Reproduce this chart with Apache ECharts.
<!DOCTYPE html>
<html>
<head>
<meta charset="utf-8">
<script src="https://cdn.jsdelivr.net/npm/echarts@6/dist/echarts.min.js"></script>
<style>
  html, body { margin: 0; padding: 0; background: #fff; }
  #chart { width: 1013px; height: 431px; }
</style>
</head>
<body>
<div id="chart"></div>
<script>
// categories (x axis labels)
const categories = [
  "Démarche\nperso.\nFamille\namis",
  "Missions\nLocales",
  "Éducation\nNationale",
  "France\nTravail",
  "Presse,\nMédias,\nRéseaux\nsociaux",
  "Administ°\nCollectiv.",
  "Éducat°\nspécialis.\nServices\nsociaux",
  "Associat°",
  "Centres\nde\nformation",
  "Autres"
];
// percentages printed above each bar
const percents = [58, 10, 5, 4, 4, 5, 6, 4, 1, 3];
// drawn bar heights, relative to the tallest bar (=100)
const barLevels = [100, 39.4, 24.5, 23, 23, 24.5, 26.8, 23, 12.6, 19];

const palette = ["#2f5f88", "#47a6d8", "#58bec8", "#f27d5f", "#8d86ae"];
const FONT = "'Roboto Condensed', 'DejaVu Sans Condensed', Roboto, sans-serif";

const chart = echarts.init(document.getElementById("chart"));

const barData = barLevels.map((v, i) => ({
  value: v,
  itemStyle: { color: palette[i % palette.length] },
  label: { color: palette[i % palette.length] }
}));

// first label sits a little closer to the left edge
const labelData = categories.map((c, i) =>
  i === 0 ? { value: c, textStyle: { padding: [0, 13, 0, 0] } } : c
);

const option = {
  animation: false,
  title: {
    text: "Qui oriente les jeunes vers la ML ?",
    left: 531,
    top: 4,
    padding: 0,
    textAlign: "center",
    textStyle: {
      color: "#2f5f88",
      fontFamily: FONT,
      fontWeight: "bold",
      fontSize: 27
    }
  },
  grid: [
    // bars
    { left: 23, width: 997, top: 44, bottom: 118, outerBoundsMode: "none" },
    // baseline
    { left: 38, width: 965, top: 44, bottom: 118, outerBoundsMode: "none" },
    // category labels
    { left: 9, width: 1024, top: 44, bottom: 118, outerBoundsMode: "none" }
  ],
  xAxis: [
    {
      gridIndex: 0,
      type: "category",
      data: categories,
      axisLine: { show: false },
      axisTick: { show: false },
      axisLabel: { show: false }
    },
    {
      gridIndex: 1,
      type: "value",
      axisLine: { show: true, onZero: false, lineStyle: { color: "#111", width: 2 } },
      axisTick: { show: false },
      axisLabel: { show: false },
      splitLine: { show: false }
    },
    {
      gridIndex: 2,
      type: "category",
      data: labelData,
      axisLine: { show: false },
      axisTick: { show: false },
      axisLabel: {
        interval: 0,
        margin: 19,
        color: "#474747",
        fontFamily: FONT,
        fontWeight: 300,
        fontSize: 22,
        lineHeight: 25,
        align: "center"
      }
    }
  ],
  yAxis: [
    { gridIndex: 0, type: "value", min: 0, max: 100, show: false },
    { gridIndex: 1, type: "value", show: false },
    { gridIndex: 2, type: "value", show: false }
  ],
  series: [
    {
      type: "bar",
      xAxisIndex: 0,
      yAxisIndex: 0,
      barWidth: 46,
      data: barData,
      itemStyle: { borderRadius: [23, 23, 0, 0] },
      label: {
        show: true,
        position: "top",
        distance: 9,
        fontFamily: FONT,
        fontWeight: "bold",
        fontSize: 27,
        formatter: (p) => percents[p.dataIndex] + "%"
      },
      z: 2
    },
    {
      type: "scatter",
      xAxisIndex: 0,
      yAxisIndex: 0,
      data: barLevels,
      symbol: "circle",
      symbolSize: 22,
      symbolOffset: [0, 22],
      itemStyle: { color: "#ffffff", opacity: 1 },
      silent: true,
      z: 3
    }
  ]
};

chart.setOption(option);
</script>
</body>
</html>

- - - -

WHAT IS ASKED:
From the first line to the last, please quote the material above exactly.

RESPONSE TO THIS EXERCISE:
Reproduce this chart with Apache ECharts.
<!DOCTYPE html>
<html>
<head>
<meta charset="utf-8">
<script src="https://cdn.jsdelivr.net/npm/echarts@6/dist/echarts.min.js"></script>
<style>
  html, body { margin: 0; padding: 0; background: #fff; }
  #chart { width: 1013px; height: 431px; }
</style>
</head>
<body>
<div id="chart"></div>
<script>
// categories (x axis labels)
const categories = [
  "Démarche\nperso.\nFamille\namis",
  "Missions\nLocales",
  "Éducation\nNationale",
  "France\nTravail",
  "Presse,\nMédias,\nRéseaux\nsociaux",
  "Administ°\nCollectiv.",
  "Éducat°\nspécialis.\nServices\nsociaux",
  "Associat°",
  "Centres\nde\nformation",
  "Autres"
];
// percentages printed above each bar
const percents = [58, 10, 5, 4, 4, 5, 6, 4, 1, 3];
// drawn bar heights, relative to the tallest bar (=100)
const barLevels = [100, 39.4, 24.5, 23, 23, 24.5, 26.8, 23, 12.6, 19];

const palette = ["#2f5f88", "#47a6d8", "#58bec8", "#f27d5f", "#8d86ae"];
const FONT = "'Roboto Condensed', 'DejaVu Sans Condensed', Roboto, sans-serif";

const chart = echarts.init(document.getElementById("chart"));

const barData = barLevels.map((v, i) => ({
  value: v,
  itemStyle: { color: palette[i % palette.length] },
  label: { color: palette[i % palette.length] }
}));

// first label sits a little closer to the left edge
const labelData = categories.map((c, i) =>
  i === 0 ? { value: c, textStyle: { padding: [0, 13, 0, 0] } } : c
);

const option = {
  animation: false,
  title: {
    text: "Qui oriente les jeunes vers la ML ?",
    left: 531,
    top: 4,
    padding: 0,
    textAlign: "center",
    textStyle: {
      color: "#2f5f88",
      fontFamily: FONT,
      fontWeight: "bold",
      fontSize: 27
    }
  },
  grid: [
    // bars
    { left: 23, width: 997, top: 44, bottom: 118, outerBoundsMode: "none" },
    // baseline
    { left: 38, width: 965, top: 44, bottom: 118, outerBoundsMode: "none" },
    // category labels
    { left: 9, width: 1024, top: 44, bottom: 118, outerBoundsMode: "none" }
  ],
  xAxis: [
    {
      gridIndex: 0,
      type: "category",
      data: categories,
      axisLine: { show: false },
      axisTick: { show: false },
      axisLabel: { show: false }
    },
    {
      gridIndex: 1,
      type: "value",
      axisLine: { show: true, onZero: false, lineStyle: { color: "#111", width: 2 } },
      axisTick: { show: false },
      axisLabel: { show: false },
      splitLine: { show: false }
    },
    {
      gridIndex: 2,
      type: "category",
      data: labelData,
      axisLine: { show: false },
      axisTick: { show: false },
      axisLabel: {
        interval: 0,
        margin: 19,
        color: "#474747",
        fontFamily: FONT,
        fontWeight: 300,
        fontSize: 22,
        lineHeight: 25,
        align: "center"
      }
    }
  ],
  yAxis: [
    { gridIndex: 0, type: "value", min: 0, max: 100, show: false },
    { gridIndex: 1, type: "value", show: false },
    { gridIndex: 2, type: "value", show: false }
  ],
  series: [
    {
      type: "bar",
      xAxisIndex: 0,
      yAxisIndex: 0,
      barWidth: 46,
      data: barData,
      itemStyle: { borderRadius: [23, 23, 0, 0] },
      label: {
        show: true,
        position: "top",
        distance: 9,
        fontFamily: FONT,
        fontWeight: "bold",
        fontSize: 27,
        formatter: (p) => percents[p.dataIndex] + "%"
      },
      z: 2
    },
    {
      type: "scatter",
      xAxisIndex: 0,
      yAxisIndex: 0,
      data: barLevels,
      symbol: "circle",
      symbolSize: 22,
      symbolOffset: [0, 22],
      itemStyle: { color: "#ffffff", opacity: 1 },
      silent: true,
      z: 3
    }
  ]
};

chart.setOption(option);
</script>
</body>
</html>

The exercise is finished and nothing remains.